It was supposed to be a little boy’s birthday party, but the frightening mayhem exploded before he could blow out the candles.

Feb. 10, 2019, was a Sunday evening, the cold Chicago night sinking into the low 20s. Friends and family had gathered in the basement apartment where 4-year-old TJ Jackson Jr. lived with his parents and 7-year-old sister Samari in the city’s Auburn Gresham neighborhood on the South Side.

Around 10 adults chatted and played cards. TJ, Samari, and two other kids were playing Duck, Duck, Goose. The children’s mother, Stephanie Bures, had run to the store for ice cream. When she returned, it would be time for cake and presents.

But according to a recently filed federal lawsuit, at 7:15 p.m., the house’s unlocked back door smacked open. The crash of footsteps coming down the basement stairs filled the apartment. Plainclothes men with guns filled the room, some hefting crowbars, sledgehammers and a battering ram.

“Get your f------ hands up!” the men screamed, according to the complaint. “We are doing a f------ raid!”

While the four children, including the birthday boy, wailed in panic, 17 officers allegedly went about tearing the apartment to pieces, including knocking over TJ’s birthday cake.

When the adults in the apartment realized these were policemen, they say they asked to see a warrant. Instead, they were allegedly screamed at or handcuffed. Forty-five minutes into the raid, the officers realized the man they were looking for — a suspected ecstasy dealer — was not in the apartment. They made no arrests and found no drugs, according to the complaint.

The suspect had not lived in the apartment for five years before the family moved in. The family filed a lawsuit this week in the U.S. District Court for the Northern District of Illinois alleging the Chicago police officers used excessive force and violated their civil rights during the winter evening’s raid.

“Can you imagine sitting, playing games with other kids and guns pointed at them?” Bures said Tuesday at a news conference announcing the lawsuit, WGN reported.

For the Chicago Police Department, tasked with keeping order in a city that bleeds daily from endemic street violence, the lawsuit comes as another black eye on a department with a reputation of recklessness. According to CBS Chicago, local police have raided the wrong house at least a dozen times in the last 18 months.
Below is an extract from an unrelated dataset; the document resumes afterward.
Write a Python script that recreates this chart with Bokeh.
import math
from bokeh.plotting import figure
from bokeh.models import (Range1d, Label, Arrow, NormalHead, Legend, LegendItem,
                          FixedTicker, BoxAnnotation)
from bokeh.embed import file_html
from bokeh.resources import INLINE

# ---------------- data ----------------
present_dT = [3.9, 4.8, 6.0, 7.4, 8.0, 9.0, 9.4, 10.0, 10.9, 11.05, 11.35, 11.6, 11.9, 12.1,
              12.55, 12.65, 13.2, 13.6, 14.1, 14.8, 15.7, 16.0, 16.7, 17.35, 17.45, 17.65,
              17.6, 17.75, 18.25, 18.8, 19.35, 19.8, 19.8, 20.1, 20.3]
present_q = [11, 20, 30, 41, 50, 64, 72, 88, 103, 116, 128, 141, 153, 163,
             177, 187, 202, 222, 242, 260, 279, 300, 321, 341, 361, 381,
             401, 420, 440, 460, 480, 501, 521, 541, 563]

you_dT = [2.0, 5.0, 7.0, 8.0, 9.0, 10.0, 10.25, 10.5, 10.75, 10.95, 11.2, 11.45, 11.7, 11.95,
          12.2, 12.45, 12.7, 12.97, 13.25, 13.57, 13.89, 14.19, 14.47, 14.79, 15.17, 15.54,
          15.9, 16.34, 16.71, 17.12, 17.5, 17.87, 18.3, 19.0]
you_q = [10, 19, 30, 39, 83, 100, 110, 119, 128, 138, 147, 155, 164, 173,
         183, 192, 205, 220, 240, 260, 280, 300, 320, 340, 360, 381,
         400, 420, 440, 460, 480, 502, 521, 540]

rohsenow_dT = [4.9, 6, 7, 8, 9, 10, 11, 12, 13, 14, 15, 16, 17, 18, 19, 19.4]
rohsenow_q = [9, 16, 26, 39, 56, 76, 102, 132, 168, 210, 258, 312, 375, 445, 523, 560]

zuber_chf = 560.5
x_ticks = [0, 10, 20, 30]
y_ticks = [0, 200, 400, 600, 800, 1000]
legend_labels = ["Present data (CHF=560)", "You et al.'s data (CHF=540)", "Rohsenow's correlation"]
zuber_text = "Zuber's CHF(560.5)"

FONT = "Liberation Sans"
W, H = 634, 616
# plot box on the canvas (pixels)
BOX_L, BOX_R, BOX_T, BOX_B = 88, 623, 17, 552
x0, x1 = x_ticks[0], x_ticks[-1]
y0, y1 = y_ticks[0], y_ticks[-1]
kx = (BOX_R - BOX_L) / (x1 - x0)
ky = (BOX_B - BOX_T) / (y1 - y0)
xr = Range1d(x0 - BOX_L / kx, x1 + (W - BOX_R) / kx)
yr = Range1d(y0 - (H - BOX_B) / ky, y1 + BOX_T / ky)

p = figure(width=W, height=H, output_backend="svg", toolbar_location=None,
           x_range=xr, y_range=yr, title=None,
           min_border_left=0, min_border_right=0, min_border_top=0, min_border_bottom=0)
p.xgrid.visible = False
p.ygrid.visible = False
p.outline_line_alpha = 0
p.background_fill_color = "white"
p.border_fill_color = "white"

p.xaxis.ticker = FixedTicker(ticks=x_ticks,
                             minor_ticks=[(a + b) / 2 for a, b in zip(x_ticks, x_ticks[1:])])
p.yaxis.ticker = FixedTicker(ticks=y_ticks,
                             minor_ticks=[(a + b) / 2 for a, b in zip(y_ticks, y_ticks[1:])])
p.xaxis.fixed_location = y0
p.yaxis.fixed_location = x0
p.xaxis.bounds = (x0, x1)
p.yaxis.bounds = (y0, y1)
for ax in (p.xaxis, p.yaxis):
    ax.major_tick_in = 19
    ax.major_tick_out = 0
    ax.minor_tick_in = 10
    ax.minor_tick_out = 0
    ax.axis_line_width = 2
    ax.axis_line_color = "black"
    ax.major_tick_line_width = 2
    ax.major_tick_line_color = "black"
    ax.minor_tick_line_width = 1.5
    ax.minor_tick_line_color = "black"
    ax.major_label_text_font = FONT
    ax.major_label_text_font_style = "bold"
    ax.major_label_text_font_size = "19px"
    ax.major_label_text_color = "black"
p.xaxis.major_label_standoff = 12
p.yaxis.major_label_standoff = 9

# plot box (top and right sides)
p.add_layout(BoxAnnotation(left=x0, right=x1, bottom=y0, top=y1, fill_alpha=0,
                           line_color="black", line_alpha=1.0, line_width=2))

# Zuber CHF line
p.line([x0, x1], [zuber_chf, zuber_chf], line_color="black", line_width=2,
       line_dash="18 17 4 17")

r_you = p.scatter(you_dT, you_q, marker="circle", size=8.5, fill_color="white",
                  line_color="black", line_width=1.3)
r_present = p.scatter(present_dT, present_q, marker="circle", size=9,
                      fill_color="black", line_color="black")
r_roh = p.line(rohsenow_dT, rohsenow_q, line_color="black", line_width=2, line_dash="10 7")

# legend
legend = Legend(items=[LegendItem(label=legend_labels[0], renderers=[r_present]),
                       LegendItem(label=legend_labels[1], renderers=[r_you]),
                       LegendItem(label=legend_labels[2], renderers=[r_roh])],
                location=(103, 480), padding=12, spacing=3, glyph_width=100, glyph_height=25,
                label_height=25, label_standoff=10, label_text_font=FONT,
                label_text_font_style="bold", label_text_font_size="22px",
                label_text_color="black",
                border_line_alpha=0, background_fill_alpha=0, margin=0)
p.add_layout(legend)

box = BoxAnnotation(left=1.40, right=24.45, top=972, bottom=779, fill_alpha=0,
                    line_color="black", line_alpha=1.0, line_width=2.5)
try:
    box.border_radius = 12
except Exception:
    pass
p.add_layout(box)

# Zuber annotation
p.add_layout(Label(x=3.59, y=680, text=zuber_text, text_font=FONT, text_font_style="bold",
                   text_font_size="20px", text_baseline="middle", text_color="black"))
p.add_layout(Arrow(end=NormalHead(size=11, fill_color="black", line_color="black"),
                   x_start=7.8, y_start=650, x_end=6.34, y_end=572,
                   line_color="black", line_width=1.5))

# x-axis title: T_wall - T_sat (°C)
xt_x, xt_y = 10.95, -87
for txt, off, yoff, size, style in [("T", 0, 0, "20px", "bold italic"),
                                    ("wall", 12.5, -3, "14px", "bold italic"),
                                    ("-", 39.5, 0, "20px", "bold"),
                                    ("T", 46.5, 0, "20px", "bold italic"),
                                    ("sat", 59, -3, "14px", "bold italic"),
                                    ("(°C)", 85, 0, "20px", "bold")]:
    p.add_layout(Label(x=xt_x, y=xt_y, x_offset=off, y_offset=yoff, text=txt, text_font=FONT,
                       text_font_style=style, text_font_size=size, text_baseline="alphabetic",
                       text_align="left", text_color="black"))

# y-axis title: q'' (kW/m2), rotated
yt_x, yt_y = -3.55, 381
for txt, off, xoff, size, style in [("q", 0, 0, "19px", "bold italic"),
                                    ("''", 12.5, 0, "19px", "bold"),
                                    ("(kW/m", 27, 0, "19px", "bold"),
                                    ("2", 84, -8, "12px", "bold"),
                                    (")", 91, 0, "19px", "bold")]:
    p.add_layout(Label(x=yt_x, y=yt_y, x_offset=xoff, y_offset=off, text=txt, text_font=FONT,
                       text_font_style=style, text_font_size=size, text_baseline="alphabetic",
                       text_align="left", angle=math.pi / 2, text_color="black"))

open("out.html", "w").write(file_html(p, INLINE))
“Our children in Auburn Gresham face enough trauma every day just trying to grow up in Chicago,” Father Michael Pfleger, a Catholic priest and Chicago activist, told reporters Tuesday.

The department has yet to publicly comment on the lawsuit.

The whole event, and the traumatic fallout, could have been avoided with better police work, the lawsuit alleges.

According to the lawsuit, records reveal the officers were part of a gang enforcement unit. The police were allegedly trying to track down a drug dealer named Philip C. Baylis. A John Doe confidential informant — “an admitted narcotics user with pending criminal charges,” according to the complaint — told investigators Baylis was living in a basement apartment in an address on S. Paulina Street.

The officers got a search warrant for the apartment. But Baylis no longer lived at the address and had not since March 2014.

The complaint states Baylis has had “no connection” to the address since he left. “He does not receive mail or store belongings there. He does not have a key. As a distant relative, he occasionally visits. He was not present at TJ’s birthday party on February 10, 2019 and had not been invited.”

According to the complaint, officers could have found a more updated address for the suspect, or further investigated to substantiate the informant’s claims. Instead, they barged into TJ’s party.

“They were saying F-words and stuff,” Samari told CBS Chicago. “It was horrible.”

The officers had all the adults present put their coats and phones along a wall, then forced them to sit against the walls while they ran their IDs through the system.

“In these bedrooms, officers pulled clothes and other items out of drawers and plastic storage containers and threw them around, and broke drawers and other furniture,” the complaint stated. “They flipped mattresses over and threw . . . [a] flat-screen TV into the floor, breaking it.”

The officers also “spitefully” poured a bottle of vodka all over a flipped mattress and clothes in the one of the bedrooms, the lawsuit claims.

The officers are also accused of damaging the boy’s birthday gifts in another room.

“In the children’s bedroom, officers poured hydrogen peroxide over the flipped mattress and clothes that they had strewn around the room, dousing new clothes that were birthday gifts [for] TJ that day.”

At one point, when one of the members of the family, a teacher who works with disabled children, told the officers all the adults present had steady paying jobs, the officers allegedly ignored the comment.

“I feel sorry for the kids if you’re teaching them,” one officer said, according to the lawsuit.

Bures said her two children, including the birthday boy, were traumatized by the raid. The officers left — with TJ’s cake still in the box but tipped over on the ground — without apologizing, the complaint states.

“I thought they were going to shoot me and my brother and everybody else,” Samari told CBS.